__STATED PROBLEM__
Give the data below again exactly as it stands. Omit the pictures.

__DATASET EXTRACT__
++++++++++++++++++++

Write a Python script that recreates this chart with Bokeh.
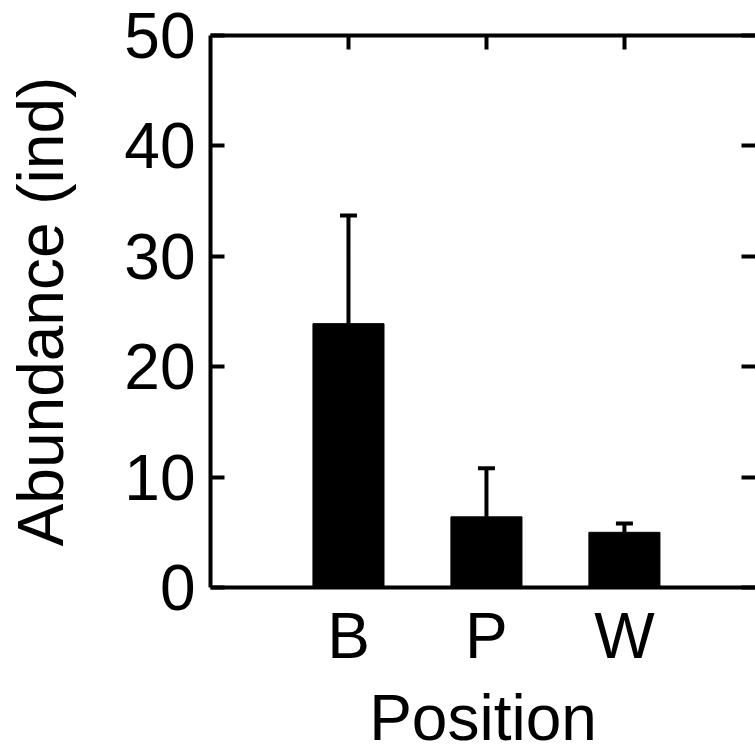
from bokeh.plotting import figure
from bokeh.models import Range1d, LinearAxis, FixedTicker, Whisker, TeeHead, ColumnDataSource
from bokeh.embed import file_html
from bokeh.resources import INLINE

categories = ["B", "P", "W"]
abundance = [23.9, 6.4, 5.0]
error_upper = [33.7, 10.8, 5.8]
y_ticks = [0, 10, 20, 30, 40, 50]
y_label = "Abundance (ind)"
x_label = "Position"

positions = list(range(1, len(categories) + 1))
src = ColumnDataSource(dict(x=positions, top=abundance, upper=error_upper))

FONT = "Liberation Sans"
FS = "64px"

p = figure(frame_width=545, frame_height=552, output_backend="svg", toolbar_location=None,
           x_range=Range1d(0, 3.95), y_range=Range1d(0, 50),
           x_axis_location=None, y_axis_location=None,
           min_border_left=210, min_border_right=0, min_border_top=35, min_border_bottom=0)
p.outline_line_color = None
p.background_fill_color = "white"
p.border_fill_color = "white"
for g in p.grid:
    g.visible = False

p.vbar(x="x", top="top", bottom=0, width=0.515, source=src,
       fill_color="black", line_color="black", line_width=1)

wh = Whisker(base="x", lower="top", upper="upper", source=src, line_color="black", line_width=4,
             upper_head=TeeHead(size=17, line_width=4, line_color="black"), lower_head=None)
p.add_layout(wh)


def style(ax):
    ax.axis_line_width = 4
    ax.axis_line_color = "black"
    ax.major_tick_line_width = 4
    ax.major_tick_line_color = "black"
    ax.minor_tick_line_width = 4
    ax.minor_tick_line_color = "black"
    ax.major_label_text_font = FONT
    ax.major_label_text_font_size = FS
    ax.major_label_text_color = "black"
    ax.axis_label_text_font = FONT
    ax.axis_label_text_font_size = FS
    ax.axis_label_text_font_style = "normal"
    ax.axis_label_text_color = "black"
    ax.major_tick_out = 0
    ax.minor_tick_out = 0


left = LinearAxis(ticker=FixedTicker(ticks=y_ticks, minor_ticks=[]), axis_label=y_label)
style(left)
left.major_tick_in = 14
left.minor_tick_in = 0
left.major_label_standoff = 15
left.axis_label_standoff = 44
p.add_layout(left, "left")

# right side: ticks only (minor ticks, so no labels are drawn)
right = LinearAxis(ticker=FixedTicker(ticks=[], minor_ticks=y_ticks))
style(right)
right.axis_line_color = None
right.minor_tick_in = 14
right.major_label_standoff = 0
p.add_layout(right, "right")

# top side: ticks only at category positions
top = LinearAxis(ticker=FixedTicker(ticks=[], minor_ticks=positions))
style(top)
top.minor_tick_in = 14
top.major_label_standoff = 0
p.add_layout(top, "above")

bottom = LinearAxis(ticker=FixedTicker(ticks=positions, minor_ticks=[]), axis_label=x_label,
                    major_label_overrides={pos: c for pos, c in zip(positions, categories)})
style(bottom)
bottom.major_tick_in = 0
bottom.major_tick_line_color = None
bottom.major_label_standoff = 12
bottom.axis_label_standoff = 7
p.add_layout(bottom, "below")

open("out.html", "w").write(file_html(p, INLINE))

++++++++++++++++++++

__EXPECTED ANSWER__
Write a Python script that recreates this chart with Bokeh.
from bokeh.plotting import figure
from bokeh.models import Range1d, LinearAxis, FixedTicker, Whisker, TeeHead, ColumnDataSource
from bokeh.embed import file_html
from bokeh.resources import INLINE

categories = ["B", "P", "W"]
abundance = [23.9, 6.4, 5.0]
error_upper = [33.7, 10.8, 5.8]
y_ticks = [0, 10, 20, 30, 40, 50]
y_label = "Abundance (ind)"
x_label = "Position"

positions = list(range(1, len(categories) + 1))
src = ColumnDataSource(dict(x=positions, top=abundance, upper=error_upper))

FONT = "Liberation Sans"
FS = "64px"

p = figure(frame_width=545, frame_height=552, output_backend="svg", toolbar_location=None,
           x_range=Range1d(0, 3.95), y_range=Range1d(0, 50),
           x_axis_location=None, y_axis_location=None,
           min_border_left=210, min_border_right=0, min_border_top=35, min_border_bottom=0)
p.outline_line_color = None
p.background_fill_color = "white"
p.border_fill_color = "white"
for g in p.grid:
    g.visible = False

p.vbar(x="x", top="top", bottom=0, width=0.515, source=src,
       fill_color="black", line_color="black", line_width=1)

wh = Whisker(base="x", lower="top", upper="upper", source=src, line_color="black", line_width=4,
             upper_head=TeeHead(size=17, line_width=4, line_color="black"), lower_head=None)
p.add_layout(wh)


def style(ax):
    ax.axis_line_width = 4
    ax.axis_line_color = "black"
    ax.major_tick_line_width = 4
    ax.major_tick_line_color = "black"
    ax.minor_tick_line_width = 4
    ax.minor_tick_line_color = "black"
    ax.major_label_text_font = FONT
    ax.major_label_text_font_size = FS
    ax.major_label_text_color = "black"
    ax.axis_label_text_font = FONT
    ax.axis_label_text_font_size = FS
    ax.axis_label_text_font_style = "normal"
    ax.axis_label_text_color = "black"
    ax.major_tick_out = 0
    ax.minor_tick_out = 0


left = LinearAxis(ticker=FixedTicker(ticks=y_ticks, minor_ticks=[]), axis_label=y_label)
style(left)
left.major_tick_in = 14
left.minor_tick_in = 0
left.major_label_standoff = 15
left.axis_label_standoff = 44
p.add_layout(left, "left")

# right side: ticks only (minor ticks, so no labels are drawn)
right = LinearAxis(ticker=FixedTicker(ticks=[], minor_ticks=y_ticks))
style(right)
right.axis_line_color = None
right.minor_tick_in = 14
right.major_label_standoff = 0
p.add_layout(right, "right")

# top side: ticks only at category positions
top = LinearAxis(ticker=FixedTicker(ticks=[], minor_ticks=positions))
style(top)
top.minor_tick_in = 14
top.major_label_standoff = 0
p.add_layout(top, "above")

bottom = LinearAxis(ticker=FixedTicker(ticks=positions, minor_ticks=[]), axis_label=x_label,
                    major_label_overrides={pos: c for pos, c in zip(positions, categories)})
style(bottom)
bottom.major_tick_in = 0
bottom.major_tick_line_color = None
bottom.major_label_standoff = 12
bottom.axis_label_standoff = 7
p.add_layout(bottom, "below")

open("out.html", "w").write(file_html(p, INLINE))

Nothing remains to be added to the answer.